Depends on what type of application you are making. For a library that can be used in a "real" graphical Windows application, you can't make a posix type shortcut.
I think "if possible" is (at least still) very rarely the case that it is.
Because this leaks to the user. For example, you'll be dealing with paths like /mnt/c/..., which, if you surface it in your UI, will rather confuse someone who expects C:\...
And speaking of UI, that's one major hurdle right there.
While I know nothing of Rust, Diesel, or CrateDB, I do know that Windows uses a case-insensitive file system and this fix doesn't seem to take that into consideration. However, the author of the fix does note:
> I believe crates.io's namespace is case insensitive let me know if that's wrong
Not quite. Windows uses a case insensitive API on top of a case sensitive file system.
FUN FACT: As of 2017, Windows 10 is (partially) binary-compatible to Ubuntu Linux.

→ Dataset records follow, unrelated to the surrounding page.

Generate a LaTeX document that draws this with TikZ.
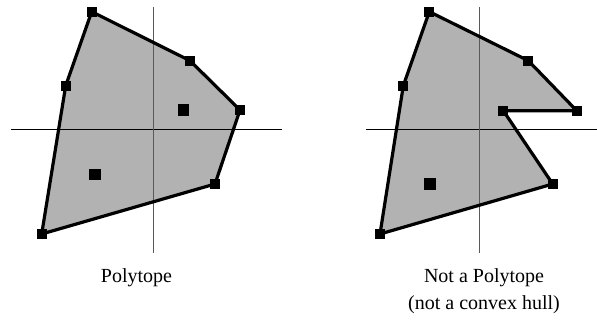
\documentclass[tikz,border=0pt]{standalone}
\usepackage{fontspec}
\setmainfont{Liberation Serif}
\usetikzlibrary{positioning}

\begin{document}
\begin{tikzpicture}[
    x=0.5pt, y=-0.5pt,
    vertex/.style={
        rectangle,
        fill=black,
        inner sep=0pt,
        minimum size=5pt
    },
    inner/.style={vertex, minimum size=5.8pt},
    hull/.style={line width=1.6pt, line join=round},
    region/.style={fill=black!30},
    haxis/.style={line width=0.5pt, black},
    vaxis/.style={line width=0.5pt, black!65},
    caption/.style={font=\fontsize{10}{13.5}\selectfont, align=center}
]
\useasboundingbox (0,0) rectangle (597,320);

% left: polytope
\coordinate (pa) at (91.7,11.7);
\coordinate (pb) at (190,60.7);
\coordinate (pc) at (240,110);
\coordinate (pd) at (215,184);
\coordinate (pe) at (41.7,234);
\coordinate (pf) at (65.7,85.7);
\coordinate (lxl) at (11,130);
\coordinate (lxr) at (282,130);
\coordinate (lyt) at (153.3,7);
\coordinate (lyb) at (153.3,253);

\fill[region] (pa) -- (pb) -- (pc) -- (pd) -- (pe) -- (pf) -- cycle;
\draw[haxis] (lxl) -- (lxr);
\draw[vaxis] (lyt) -- (lyb);
\draw[hull] (pa) -- (pb) -- (pc) -- (pd) -- (pe) -- (pf) -- cycle;

\node[vertex] (va) at (pa) {};
\node[vertex] (vb) at (pb) {};
\node[vertex] (vc) at (pc) {};
\node[vertex] (vd) at (pd) {};
\node[vertex] (ve) at (pe) {};
\node[vertex] (vf) at (pf) {};
\node[inner] (pin1) at (183.3,110) {};
\node[inner] (pin2) at (94.7,174.3) {};

\node[caption] (polytope) at (136.5,278) {Polytope};

% right: not a polytope
\coordinate (qa) at (429.3,11.7);
\coordinate (qb) at (528.3,60.7);
\coordinate (qc) at (576.7,110.7);
\coordinate (qd) at (503.3,110.7);
\coordinate (qe) at (552.7,184);
\coordinate (qf) at (380,234);
\coordinate (qg) at (403.3,85.7);
\coordinate (rxl) at (365.7,130);
\coordinate (rxr) at (597,130);
\coordinate (ryt) at (479,7);
\coordinate (ryb) at (479,253);

\fill[region] (qa) -- (qb) -- (qc) -- (qd) -- (qe) -- (qf) -- (qg) -- cycle;
\draw[haxis] (rxl) -- (rxr);
\draw[vaxis] (ryt) -- (ryb);
\draw[hull] (qa) -- (qb) -- (qc) -- (qd) -- (qe) -- (qf) -- (qg) -- cycle;

\node[vertex] (wa) at (qa) {};
\node[vertex] (wb) at (qb) {};
\node[vertex] (wc) at (qc) {};
\node[vertex] (wd) at (qd) {};
\node[vertex] (we) at (qe) {};
\node[vertex] (wf) at (qf) {};
\node[vertex] (wg) at (qg) {};
\node[inner] (qin1) at (430,184) {};

\node[caption] (notpolytope) at (484,291.5) {Not a Polytope\\(not a convex hull)};

\end{tikzpicture}
\end{document}
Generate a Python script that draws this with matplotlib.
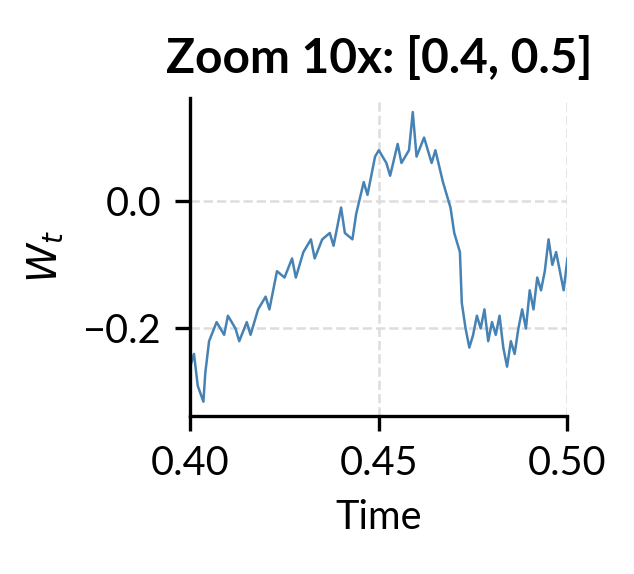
import matplotlib.pyplot as plt

# path values (time, W_t)
t = [0.400, 0.401, 0.402, 0.4035, 0.404, 0.405, 0.407, 0.409, 0.410, 0.412,
     0.413, 0.415, 0.416, 0.418, 0.420, 0.421, 0.423, 0.425, 0.427, 0.428,
     0.430, 0.432, 0.433, 0.435, 0.437, 0.438, 0.440, 0.441, 0.443, 0.444,
     0.446, 0.447, 0.449, 0.450, 0.452, 0.453, 0.455, 0.456, 0.458, 0.459,
     0.460, 0.462, 0.464, 0.465, 0.467, 0.469, 0.470, 0.4715, 0.472, 0.473,
     0.474, 0.475, 0.476, 0.477, 0.478, 0.479, 0.480, 0.481, 0.482, 0.483,
     0.484, 0.485, 0.486, 0.487, 0.488, 0.489, 0.490, 0.491, 0.492, 0.493,
     0.494, 0.495, 0.496, 0.497, 0.498, 0.499, 0.500]
w = [-0.26, -0.24, -0.29, -0.315, -0.27, -0.22, -0.19, -0.21, -0.18, -0.20,
     -0.22, -0.19, -0.21, -0.17, -0.15, -0.17, -0.11, -0.12, -0.09, -0.12,
     -0.08, -0.06, -0.09, -0.06, -0.05, -0.07, -0.01, -0.05, -0.06, -0.02,
     0.03, 0.01, 0.07, 0.08, 0.06, 0.04, 0.09, 0.06, 0.08, 0.14,
     0.07, 0.10, 0.06, 0.08, 0.03, -0.01, -0.05, -0.08, -0.16, -0.20,
     -0.23, -0.21, -0.18, -0.20, -0.17, -0.22, -0.19, -0.21, -0.18, -0.23,
     -0.26, -0.22, -0.24, -0.20, -0.17, -0.20, -0.14, -0.17, -0.12, -0.14,
     -0.11, -0.06, -0.10, -0.08, -0.11, -0.14, -0.09]

plt.rcParams['font.family'] = ['Lato', 'DejaVu Sans']
plt.rcParams['font.size'] = 9.5

fig, ax = plt.subplots(figsize=(634 / 300, 574 / 300), dpi=300)
fig.subplots_adjust(left=0.30, right=0.895, top=0.83, bottom=0.275)

ax.plot(t, w, color='#4682b4', lw=0.6)
ax.set_xlim(0.4, 0.5)
ax.set_xticks([0.40, 0.45, 0.50])
ax.set_yticks([-0.2, 0.0])
ax.yaxis.set_major_formatter(plt.FuncFormatter(lambda v, p: f"{v:.1f}".replace('-', '\u2212')))
ax.grid(True, ls='--', color='#dddddd', lw=0.6)
ax.spines['top'].set_visible(False)
ax.spines['right'].set_visible(False)
ax.set_title('Zoom 10x: [0.4, 0.5]', fontweight='bold', fontsize=11.5)
ax.set_xlabel('Time')
ax.set_ylabel('$W_t$')

fig.savefig('out.png', dpi=300)
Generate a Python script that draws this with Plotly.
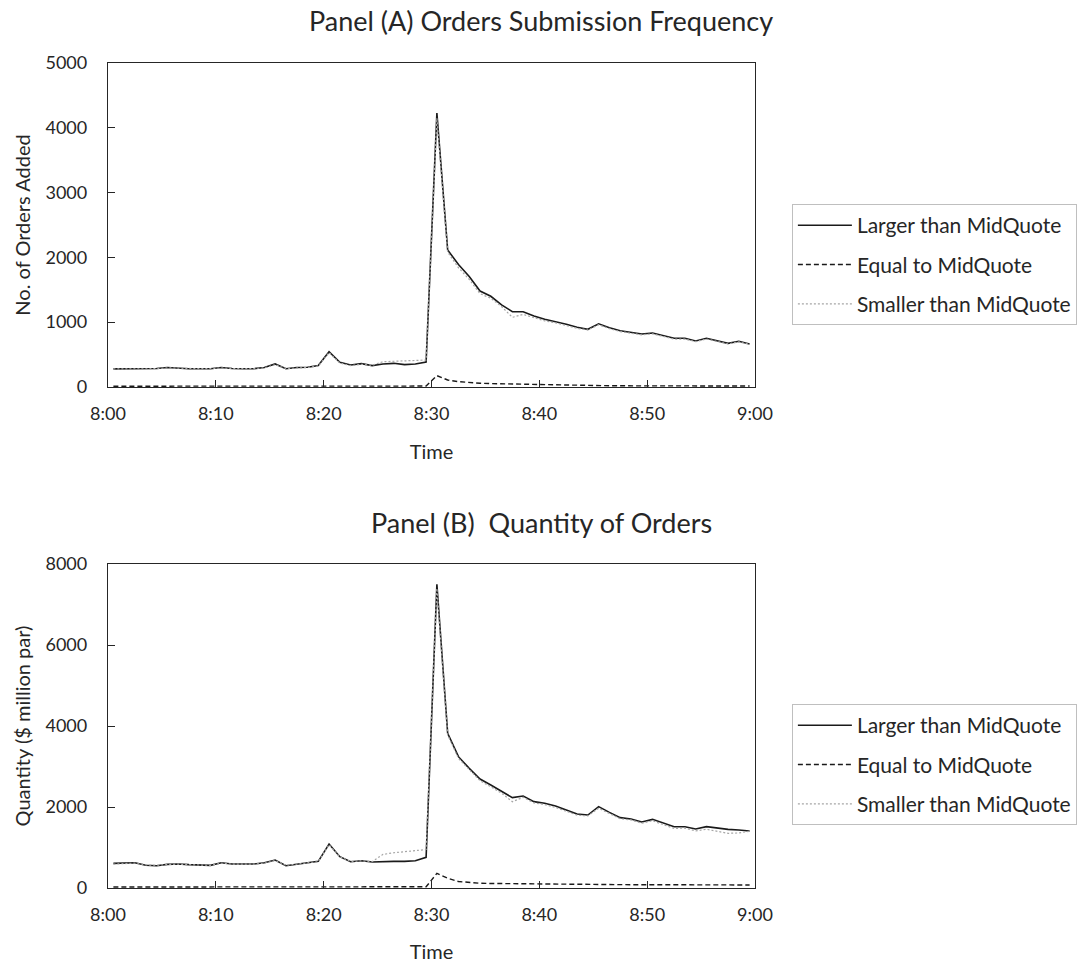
import numpy as np
import plotly.graph_objects as go

# Minute of the 8:00-9:00 hour (each value is a one-minute bin)
minute = np.arange(60)

# Panel (A): number of orders added per minute
orders_larger = [280, 280, 280, 280, 285, 300, 290, 282, 282, 282,
                 300, 285, 282, 282, 300, 355, 282, 300, 305, 330,
                 545, 380, 340, 360, 330, 355, 365, 345, 355, 385,
                 4228, 2114, 1890, 1705, 1480, 1400, 1266, 1163, 1160, 1096,
                 1045, 1008, 967, 921, 890, 975, 915, 869, 843, 818,
                 833, 797, 751, 751, 710, 751, 710, 674, 705, 664]
orders_equal = [12, 12, 12, 12, 12, 12, 12, 12, 12, 12,
                12, 12, 12, 12, 12, 12, 12, 12, 12, 12,
                14, 12, 12, 12, 12, 12, 12, 12, 12, 14,
                175, 108, 82, 67, 58, 52, 48, 45, 42, 40,
                38, 30, 25, 22, 20, 20, 19, 18, 18, 17,
                17, 16, 16, 16, 15, 15, 15, 15, 15, 15]
orders_smaller = [280, 280, 280, 280, 282, 295, 288, 282, 282, 282,
                  295, 285, 282, 282, 295, 345, 285, 298, 300, 325,
                  530, 370, 330, 350, 335, 390, 395, 400, 410, 416,
                  4150, 2080, 1840, 1660, 1440, 1370, 1240, 1075, 1120, 1070,
                  1020, 990, 950, 905, 880, 960, 900, 855, 830, 805,
                  820, 785, 740, 740, 700, 740, 700, 665, 695, 660]

# Panel (B): quantity of orders ($ million par) per minute
qty_larger = [609, 625, 625, 560, 551, 584, 592, 576, 560, 560,
              625, 592, 592, 592, 625, 691, 551, 592, 625, 658,
              1086, 774, 650, 674, 642, 658, 658, 658, 674, 757,
              7500, 3819, 3243, 2955, 2691, 2543, 2379, 2231, 2272, 2132,
              2091, 2025, 1926, 1827, 1802, 2009, 1868, 1737, 1704, 1630,
              1695, 1613, 1514, 1514, 1457, 1514, 1473, 1448, 1432, 1407]
qty_equal = [25, 25, 25, 25, 25, 25, 25, 25, 25, 25,
             25, 25, 25, 25, 25, 25, 25, 25, 25, 25,
             28, 25, 25, 25, 25, 25, 25, 25, 25, 30,
             362, 240, 160, 133, 118, 112, 108, 105, 102, 100,
             95, 92, 90, 88, 86, 85, 84, 83, 82, 81,
             80, 79, 78, 78, 77, 77, 76, 76, 75, 75]
qty_smaller = [590, 610, 615, 570, 560, 580, 590, 575, 565, 560,
               615, 590, 590, 590, 615, 680, 560, 590, 615, 650,
               1070, 770, 655, 670, 650, 830, 870, 900, 920, 950,
               7400, 3780, 3200, 2920, 2650, 2500, 2340, 2130, 2240, 2100,
               2060, 1990, 1890, 1800, 1780, 1970, 1840, 1710, 1680, 1600,
               1660, 1570, 1470, 1480, 1410, 1450, 1400, 1350, 1360, 1400]

tick_minutes = [0, 10, 20, 30, 40, 50, 60]
tick_labels = ["8:00", "8:10", "8:20", "8:30", "8:40", "8:50", "9:00"]

series_names = ["Larger than MidQuote", "Equal to MidQuote", "Smaller than MidQuote"]
series_lines = [
    dict(color="#1a1a1a", width=1.6),
    dict(color="#1a1a1a", width=1.4, dash="5px,3px"),
    dict(color="#a6a6a6", width=1.2, dash="2px,2px"),
]

FONT = "Lato, Open Sans, sans-serif"
TEXT = "#262626"

# bin centres on the time axis
x_pos = minute + 0.5

fig = go.Figure()

panels = [
    ("x", "y", "legend", "A", [orders_larger, orders_equal, orders_smaller]),
    ("x2", "y2", "legend2", "B", [qty_larger, qty_equal, qty_smaller]),
]
for xa, ya, leg, tag, values in panels:
    for name, line, y in zip(series_names, series_lines, values):
        fig.add_trace(go.Scatter(
            x=x_pos, y=y, mode="lines", name=name, line=line,
            xaxis=xa, yaxis=ya, legend=leg, legendgroup=tag + name,
            hoverinfo="skip",
        ))

axis_common = dict(
    showline=True, linecolor="#262626", linewidth=1.3, mirror=True,
    showgrid=False, zeroline=False, ticks="inside", ticklen=7,
    tickcolor="#262626", tickwidth=1.3, automargin=False,
    tickfont=dict(family=FONT, size=18, color=TEXT),
)
x_common = dict(axis_common, range=[0, 60], tickmode="array",
                tickvals=tick_minutes, ticktext=tick_labels,
                ticklabelstandoff=10,
                title=dict(text="Time", standoff=22,
                           font=dict(family=FONT, size=20, color=TEXT)))

legend_common = dict(
    xanchor="left", yanchor="top", x=1.057,
    bordercolor="#bfbfbf", borderwidth=1, bgcolor="white",
    font=dict(family=FONT, size=21, color=TEXT),
    traceorder="grouped", tracegroupgap=9, itemwidth=54,
)

fig.update_layout(
    width=1083, height=963,
    margin=dict(l=108, r=328, t=63, b=75, autoexpand=False),
    paper_bgcolor="white", plot_bgcolor="white",
    font=dict(family=FONT, color=TEXT),
    xaxis=dict(x_common, domain=[0, 1], anchor="y"),
    yaxis=dict(axis_common, domain=[0.6073, 1], anchor="x", range=[0, 5000],
               tickvals=[0, 1000, 2000, 3000, 4000, 5000],
               ticklabelstandoff=16,
               title=dict(text="No. of Orders Added", standoff=9,
                          font=dict(family=FONT, size=20, color=TEXT))),
    xaxis2=dict(x_common, domain=[0, 1], anchor="y2"),
    yaxis2=dict(axis_common, domain=[0, 0.3927], anchor="x2", range=[0, 8000],
                tickvals=[0, 2000, 4000, 6000, 8000],
                ticklabelstandoff=16,
                title=dict(text="Quantity ($ million par)", standoff=9,
                           font=dict(family=FONT, size=20, color=TEXT))),
    legend=dict(legend_common, y=0.829),
    legend2=dict(legend_common, y=0.223),
    showlegend=True,
    annotations=[
        dict(text="Panel (A) Orders Submission Frequency", xref="paper", yref="paper",
             x=0.67, y=1.052, xanchor="center", yanchor="middle", showarrow=False,
             font=dict(family=FONT, size=27, color=TEXT)),
        dict(text="Panel (B)  Quantity of Orders", xref="paper", yref="paper",
             x=0.67, y=0.4436, xanchor="center", yanchor="middle", showarrow=False,
             font=dict(family=FONT, size=27, color=TEXT)),
    ],
)

fig.write_html("out.html")
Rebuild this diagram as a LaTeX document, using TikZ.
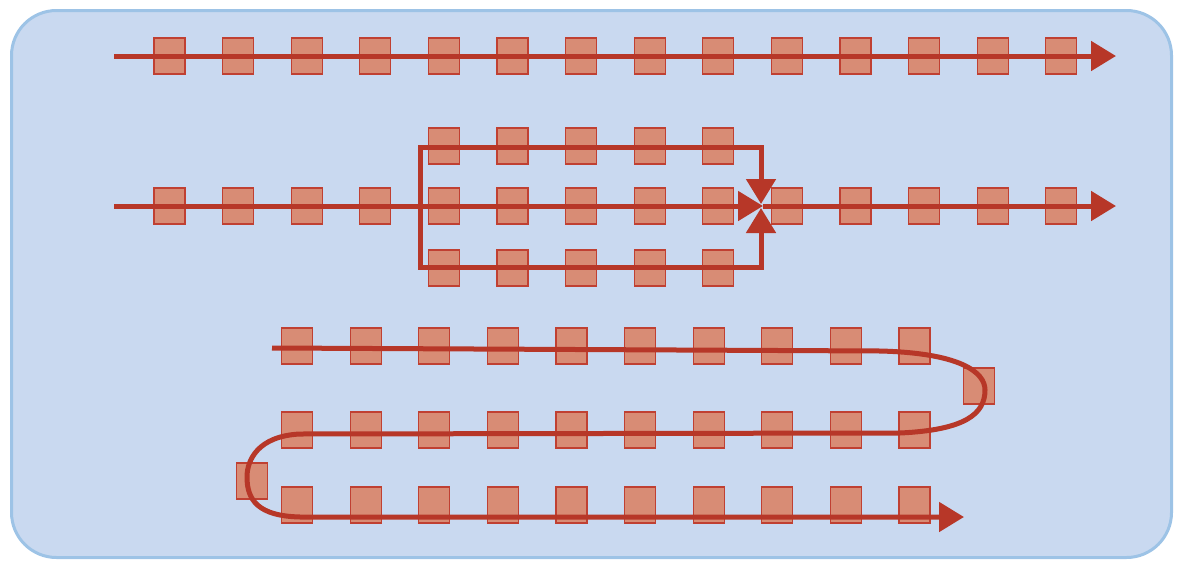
\documentclass[tikz,border=0pt]{standalone}
\usetikzlibrary{arrows.meta}
\definecolor{bgfill}{RGB}{201,217,240}
\definecolor{bgline}{RGB}{157,195,230}
\definecolor{sqfill}{RGB}{216,140,117}
\definecolor{sqline}{RGB}{192,64,50}
\definecolor{flow}{RGB}{183,55,40}
\tikzset{
  sq/.style={draw=sqline, fill=sqfill, line width=1.2pt, minimum width=31pt, minimum height=36pt, inner sep=0pt, outer sep=0pt},
  flowline/.style={draw=flow, line width=5pt},
  tip/.style={-{Triangle[length=25pt,width=29pt]}},
}
\begin{document}
\begin{tikzpicture}[x=1pt,y=-1pt]
\useasboundingbox (0,0) rectangle (1183,562);
\node[draw=bgline, fill=bgfill, line width=3pt, rounded corners=45pt, minimum width=1160pt, minimum height=547pt, inner sep=0pt] (bg) at (591.5,284) {};
% row 1
\foreach \i in {0,...,13} {
  \node[sq] (a\i) at ({169.5+68.6*\i},56) {};
}
\coordinate (a-start) at (114,56);
\coordinate (a-end) at (1116,56);
\draw[flowline, tip] (a-start) -- (a-end);
% row 2 main
\foreach \i in {0,...,13} {
  \node[sq] (b\i) at ({169.5+68.6*\i},206) {};
}
\foreach \i in {4,...,8} {
  \node[sq] (u\i) at ({169.5+68.6*\i},146) {};
  \node[sq] (l\i) at ({169.5+68.6*\i},268) {};
}
\coordinate (b-start) at (114,206);
\coordinate (split) at (420,206);
\coordinate (merge) at (763,206);
\coordinate (b-end) at (1116,206);
\coordinate (up-tip) at (761,204);
\coordinate (lo-tip) at (761,208);
\draw[flowline, tip] (b-start) -- (merge);
\draw[flowline, tip] (merge) -- (b-end);
\draw[flowline, tip] (split) |- (761,147) -- (up-tip);
\draw[flowline, tip] (split) |- (761,267) -- (lo-tip);
% row 3 serpentine
\foreach \i in {0,...,9} {
  \node[sq] (c\i) at ({297+68.6*\i},346) {};
  \node[sq] (d\i) at ({297+68.6*\i},430) {};
  \node[sq] (e\i) at ({297+68.6*\i},505) {};
}
\node[sq] (cr) at (979,386) {};
\node[sq] (dl) at (252,481) {};
\coordinate (c-start) at (272,348);
\coordinate (c-end) at (964,517);
\draw[flowline, tip, line join=round] (c-start) -- (880,351)
  .. controls (960,353) and (985,372) .. (985,390)
  .. controls (985,414) and (965,430) .. (900,433)
  -- (300,434)
  .. controls (258,436) and (247,460) .. (247,477)
  .. controls (247,500) and (258,516) .. (300,517)
  -- (c-end);
\end{tikzpicture}
\end{document}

Any application that was originally compiled for Linux will still be case sensitive when running on Windows 10.
I believe that git chokes by default on special file names on Windows, but I think there's a config variable that you can set to fix it. I don't know if libgit2 differs here.
Cargo now is becoming stronger and more stable because of bugs like this being discovered. All software goes through this growth cycle. It's great to see these things worked out in the various projects that support Rust.
There is another point here though; anytime the question comes up to just rewrite a piece of software, throw out all the technical debt, it's not as straightforward as it seems. Remember, together with that technical debt lies a lot of valuable learnings written into the code. I haven't worked on Windows directly in years, but I never knew that NUL was a reserved word as a file. I would, and probably still will make this mistake in the future.
Which makes me wonder, has anyone written a file name validation crate that guarantees that you're not writing to any reserved words on a filesystem of the host OS? A quick search of crate.io doesn't turn anything up.